Designing the body

If I haven’t done any design of the body yet, it’s because learning Fusion 360 is much harder than I expected, at least with the time I have available. However, I decided the following:

No 3d printing. The body is too large and thin for effective 3d printing, and the quality is probably not going to be great. I could probably pull that off with a lot of support (that I need to remove) printing it vertically with the Ultimaker Extended. Overall, not a big fan, and it’s going to take forever.
No laser acrylic sandwich. I tried the sandwiching method for the prototype but the result is not very professionally looking. Also, it constrains a lot the shape of the body.

So I opted for a sandwich, but vertically, insted of horizontally.

Spacers for the board and the baseplate

One of the issues I need to solve is how to anchor the board to the body. This seems trivial, but it turns out that it’s a lot more complex than one could think at first glance. The problem is that I want cylindrical support pillars with M3 threads, so that I can use screws to hold the board. Additionally, I need a spacer between the board and the baseplate, otherwise the baseplate will descend. These spacers need to be rather small in height, so a nylon washer need to be added everywhere.
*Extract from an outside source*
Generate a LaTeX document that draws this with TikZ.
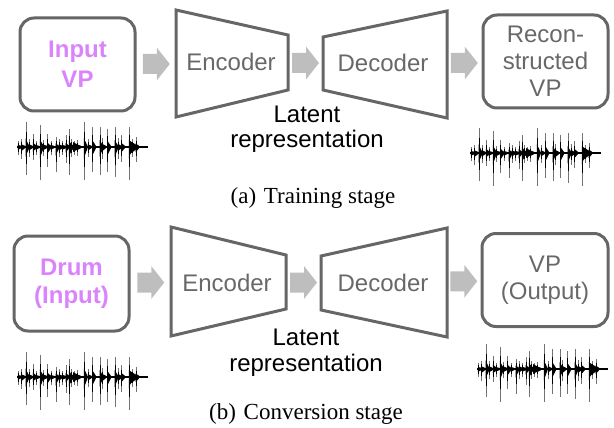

An important choice in the new board is that the switches will not use the Kailh hot swap connectors. This is a deliberate choice that I made since the very beginning, and I used the Kailh in the prototypes only to ease the reuse of the switches for the final product. This has the consequence that the baseplate, once the switches are soldered in place, cannot be moved anymore unless I desolder all switches. The consequence of this is that the central spacer is probably best glued onto the baseplate so that it doesn’t move around accidentally if I remove the screw.

What about the pillars on which to rest the board? Initially I tried to make a cylinder using small circles of acrylic glued with Tensol 12, but the size of the glueing surface and the brittle nature of acrylic at such sizes made me reconsider this option. The pillar needs to be threaded and resist traction from the screw, as well as internal pressure from the tap to thread the inside of the pillar. Acrylic doesn’t work for that.

So I decided to 3d print a cylinder with ABS and attempt to glue it to acrylic. One important point when printing such small parts is to print more than one and keep the vertical resolution to rather coarse values, 0.15 mm in my case. Why? With small vertical values (e.g. 0.06 mm) the tip ends up stirring the still molten ABS from the previous layer. The resulting piece is just a shapeless blob of plastic. You need to leave time for the ABS to solidify, and keep the tip high between layers.

The following picture shows two pillars glued with Tensol 12 (right) and cyanoacrylate (left) to a scrap piece of acrylic.

The bond is so strong that no amount of pulling or side shearing by hand made it crack. The ABS has been threaded with a M3 tap and the screw holds really, really well.

As far as I am concerned, the board pillars is a solved problem.

New PCBs

The new PCBs arrived

both left and right are completed and need testing. The PCB that will hold the controller is however temporary and will be hosted in a separate box.

Unfortunately, I realised I am a big, fat moron. I created the connector with 28 pins assuming there would be a 28 pins wire-to-board IDC connector, but Amphenol does not make them and the mystical 28 pins connector is not found also on Mouser or RS-Online. Hirose has no 28 either. It’s either 26 or 30. I want to cry now.

The only option I have now is to use a board-to-board connector and jury rig an adapter between a 28 board-to-board and a 30 wire-to-board.